Wie aber kann eine solche Energieversorgung aussehen? Die Graphik zeigt die ganze Bandbreite: Der stark wachsende Energieverbrauch in den Modellen A und B der Weltenergiekonferenz (WEC) und von Shell belegen, dass bei gleich bleibendem Wachstum und weiter steigendem Energieverbrauch auch hohe Beiträge der erneuerbaren Energien ein weiteres Anwachsen des Schadstoffausstoßes nicht vermeiden. Dies unterstreicht die enorme Bedeutung eines wesentlich sparsameren Umgangs mit Energie - speziell in den Industrieländern mit ihrem hohen Pro-Kopf-Verbrauch. Dabei geht es nicht um einen Verzicht oder eine Einschränkung des Lebensstils. Intelligente Sparpolitik setzt auf den Einsatz effizienter Geräte und Produktionsverfahren, die die nachgefragte Dienstleistung mit weniger Energieeinsatz bereitstellt. Diese Techniken sind heute schon entwickelt und wirtschaftlich einsetzbar.

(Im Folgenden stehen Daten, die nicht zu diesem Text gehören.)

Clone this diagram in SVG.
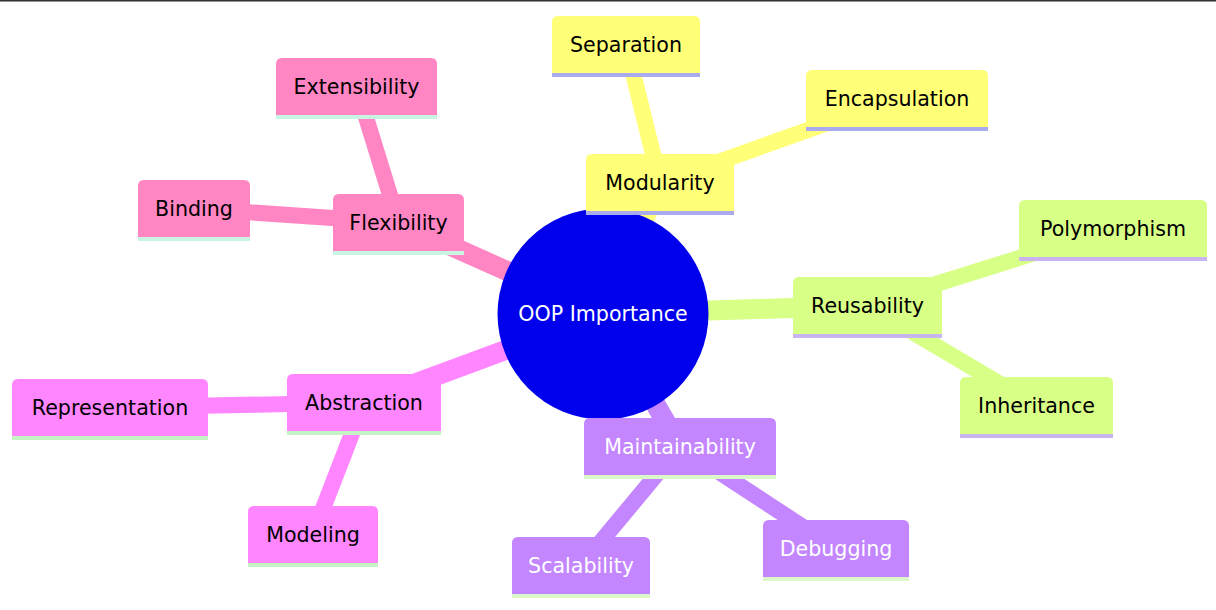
<svg xmlns="http://www.w3.org/2000/svg" width="1216" height="610" viewBox="0 0 1216 610">
<style>
text{font-family:"DejaVu Sans","Liberation Sans",sans-serif;font-size:20.6px;text-anchor:middle;fill:#000000}
.e{fill:none;stroke-linecap:butt}
.d0{stroke-width:20}
.d1{stroke-width:16}
.s0{fill:#ffff78}.s0l{stroke:#aaaaee}.s0e{stroke:#ffff78}
.s1{fill:#d8ff86}.s1l{stroke:#c8b4f0}.s1e{stroke:#d8ff86}
.s2{fill:#c386ff}.s2l{stroke:#dcf8c8}.s2e{stroke:#c386ff}
.s3{fill:#ff86ff}.s3l{stroke:#c4f4c4}.s3e{stroke:#ff86ff}
.s4{fill:#ff86c3}.s4l{stroke:#c8f4e4}.s4e{stroke:#ff86c3}
.ln{stroke-width:4}
text.w{fill:#ffffff}
</style>
<rect x="0" y="0" width="1216" height="610" fill="#ffffff"/>
<rect x="0" y="0" width="1216" height="1.5" fill="#333333"/>
<g id="connectors">
<line class="e d0 s0e" x1="603" y1="314" x2="660" y2="182.5"/>
<line class="e d1 s0e" x1="660" y1="182.5" x2="626" y2="44.5"/>
<line class="e d1 s0e" x1="660" y1="182.5" x2="897" y2="98.5"/>
<line class="e d0 s1e" x1="603" y1="314" x2="867.5" y2="305.5"/>
<line class="e d1 s1e" x1="867.5" y1="305.5" x2="1113" y2="228.5"/>
<line class="e d1 s1e" x1="867.5" y1="305.5" x2="1036.5" y2="405.5"/>
<line class="e d0 s2e" x1="603" y1="314" x2="680" y2="446.5"/>
<line class="e d1 s2e" x1="680" y1="446.5" x2="581" y2="565.5"/>
<line class="e d1 s2e" x1="680" y1="446.5" x2="836" y2="548.5"/>
<line class="e d0 s3e" x1="603" y1="314" x2="364" y2="402.5"/>
<line class="e d1 s3e" x1="364" y1="402.5" x2="110" y2="407.5"/>
<line class="e d1 s3e" x1="364" y1="402.5" x2="313" y2="534.5"/>
<line class="e d0 s4e" x1="603" y1="314" x2="398.5" y2="222.5"/>
<line class="e d1 s4e" x1="398.5" y1="222.5" x2="356.5" y2="86.5"/>
<line class="e d1 s4e" x1="398.5" y1="222.5" x2="194" y2="208.5"/>
</g>
<g id="root">
<circle cx="603" cy="314" r="105.5" fill="#0000ec"/>
<text class="w" x="603" y="320.5">OOP Importance</text>
</g>
<g id="modularity" transform="translate(586,154)">
<path class="s0" d="M0,57 V6 Q0,0 6,0 H142 Q148,0 148,6 V57 Z"/>
<line class="s0l ln" x1="0" y1="59" x2="148" y2="59"/>
<text x="74" y="36">Modularity</text>
</g>
<g id="separation" transform="translate(552,16)">
<path class="s0" d="M0,57 V6 Q0,0 6,0 H142 Q148,0 148,6 V57 Z"/>
<line class="s0l ln" x1="0" y1="59" x2="148" y2="59"/>
<text x="74" y="36">Separation</text>
</g>
<g id="encapsulation" transform="translate(806,70)">
<path class="s0" d="M0,57 V6 Q0,0 6,0 H176 Q182,0 182,6 V57 Z"/>
<line class="s0l ln" x1="0" y1="59" x2="182" y2="59"/>
<text x="91" y="36">Encapsulation</text>
</g>
<g id="reusability" transform="translate(793,277)">
<path class="s1" d="M0,57 V6 Q0,0 6,0 H143 Q149,0 149,6 V57 Z"/>
<line class="s1l ln" x1="0" y1="59" x2="149" y2="59"/>
<text x="74.5" y="36">Reusability</text>
</g>
<g id="polymorphism" transform="translate(1019,200)">
<path class="s1" d="M0,57 V6 Q0,0 6,0 H182 Q188,0 188,6 V57 Z"/>
<line class="s1l ln" x1="0" y1="59" x2="188" y2="59"/>
<text x="94" y="36">Polymorphism</text>
</g>
<g id="inheritance" transform="translate(960,377)">
<path class="s1" d="M0,57 V6 Q0,0 6,0 H147 Q153,0 153,6 V57 Z"/>
<line class="s1l ln" x1="0" y1="59" x2="153" y2="59"/>
<text x="76.5" y="36">Inheritance</text>
</g>
<g id="maintainability" transform="translate(584,418)">
<path class="s2" d="M0,57 V6 Q0,0 6,0 H186 Q192,0 192,6 V57 Z"/>
<line class="s2l ln" x1="0" y1="59" x2="192" y2="59"/>
<text class="w" x="96" y="36">Maintainability</text>
</g>
<g id="scalability" transform="translate(512,537)">
<path class="s2" d="M0,57 V6 Q0,0 6,0 H132 Q138,0 138,6 V57 Z"/>
<line class="s2l ln" x1="0" y1="59" x2="138" y2="59"/>
<text class="w" x="69" y="36">Scalability</text>
</g>
<g id="debugging" transform="translate(763,520)">
<path class="s2" d="M0,57 V6 Q0,0 6,0 H140 Q146,0 146,6 V57 Z"/>
<line class="s2l ln" x1="0" y1="59" x2="146" y2="59"/>
<text class="w" x="73" y="36">Debugging</text>
</g>
<g id="abstraction" transform="translate(287,374)">
<path class="s3" d="M0,57 V6 Q0,0 6,0 H148 Q154,0 154,6 V57 Z"/>
<line class="s3l ln" x1="0" y1="59" x2="154" y2="59"/>
<text x="77" y="36">Abstraction</text>
</g>
<g id="representation" transform="translate(12,379)">
<path class="s3" d="M0,57 V6 Q0,0 6,0 H190 Q196,0 196,6 V57 Z"/>
<line class="s3l ln" x1="0" y1="59" x2="196" y2="59"/>
<text x="98" y="36">Representation</text>
</g>
<g id="modeling" transform="translate(248,506)">
<path class="s3" d="M0,57 V6 Q0,0 6,0 H124 Q130,0 130,6 V57 Z"/>
<line class="s3l ln" x1="0" y1="59" x2="130" y2="59"/>
<text x="65" y="36">Modeling</text>
</g>
<g id="flexibility" transform="translate(333,194)">
<path class="s4" d="M0,57 V6 Q0,0 6,0 H125 Q131,0 131,6 V57 Z"/>
<line class="s4l ln" x1="0" y1="59" x2="131" y2="59"/>
<text x="65.5" y="36">Flexibility</text>
</g>
<g id="extensibility" transform="translate(276,58)">
<path class="s4" d="M0,57 V6 Q0,0 6,0 H155 Q161,0 161,6 V57 Z"/>
<line class="s4l ln" x1="0" y1="59" x2="161" y2="59"/>
<text x="80.5" y="36">Extensibility</text>
</g>
<g id="binding" transform="translate(138,180)">
<path class="s4" d="M0,57 V6 Q0,0 6,0 H106 Q112,0 112,6 V57 Z"/>
<line class="s4l ln" x1="0" y1="59" x2="112" y2="59"/>
<text x="56" y="36">Binding</text>
</g>
</svg>
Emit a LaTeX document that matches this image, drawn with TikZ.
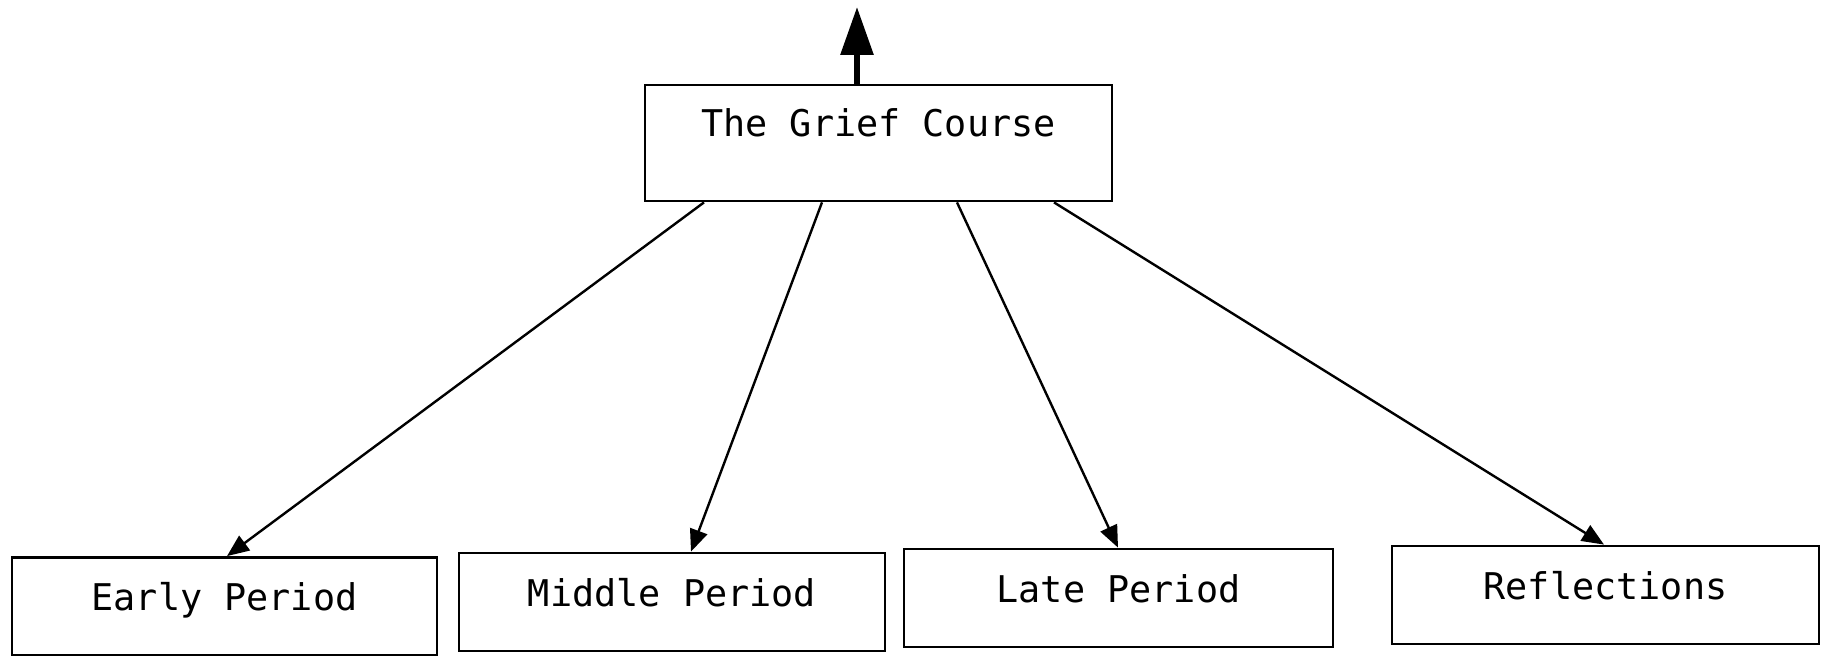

Nur wenn der Anstieg des Gesamtenergieverbrauchs also gedrosselt werden kann, ist, wie einige der Szenarien in der Abbildung (WEC C, RIGES, Faktor 4 und SEE) zeigen, überhaupt eine Abnahme der CO 2-Emissionen erreichbar. Will man diese verringern, wird neben dem Zwang zum Energiesparen aus den Modellrechnungen ein zweiter Trend sichtbar: Alle Untersuchungen gehen von einer starken Zunahme erneuerbarer Energien bis zum Jahr 2050 aus; die Beiträge reichen von 270 Exajoule im Szenario Faktor 4 bis etwa 580 Exajoule im Szenario von Shell. Gegenüber der heutigen Situation, in der erneuerbare Energien (vor allem die traditionelle Nutzung der Biomasse) einen Anteil von knapp 20 Prozent an der Deckung des Primärenergiebedarfs einnehmen, bedeutet dies eine Erhöhung um den Faktor 3,5 beziehungsweise 7,5. Die Energieversorgung basiert dann weltweit zu mehr als 60Prozent auf erneuerbaren Energien. Vom Potenzial und von der technischen Machbarkeit aus gesehen ist eine derartige Entwicklung durchaus realistisch. Die Optionen werden aber nur dann genutzt werden, wenn eine erhöhte Bereitschaft zum politischen Handeln gegeben ist und Umweltschutz wieder vermehrt Eingang in die gesellschaftliche Diskussion findet. Eine global klimaverträgliche Energieversorgung ist entgegen vielfältiger Befürchtungen auch finanzierbar. Dies gilt gerade dann, wenn die Erhöhung der Energieeffizienz einen wesentlichen Beitrag leistet. Viele Einsparmaßnahmen haben Perspektiven auf hohe Renditen.

Die Anforderungen - Klimaschutz, Risikominimierung und Angleichung der globalen Lebensbedingungen - dulden keinen Aufschub. Sie erfordern, dass bereits heute die wesentlichen Richtungsentscheidungen getroffen werden und zwar international. Diejenigen, die wie die USA den Prozess bremsen wollen, werden spätestens dann auf den beschriebenen Pfad einschwenken, wenn ihnen andere Länder vormachen, wie hiermit neue zukunftsfähige Märkte erschlossen werden können, die Wohlstand und Beschäftigung sichern helfen. Die in Deutschland in den letzten zehn Jahren im Bereich der erneuerbaren Energien rund 30000 geschaffenen Arbeitsplätze sind ein solches Zeichen. Im Jahr 2010 werden es deutlich mehr sein.

Der Autor ist Projektleiter in der Abteilung Energie am Wuppertal Institut.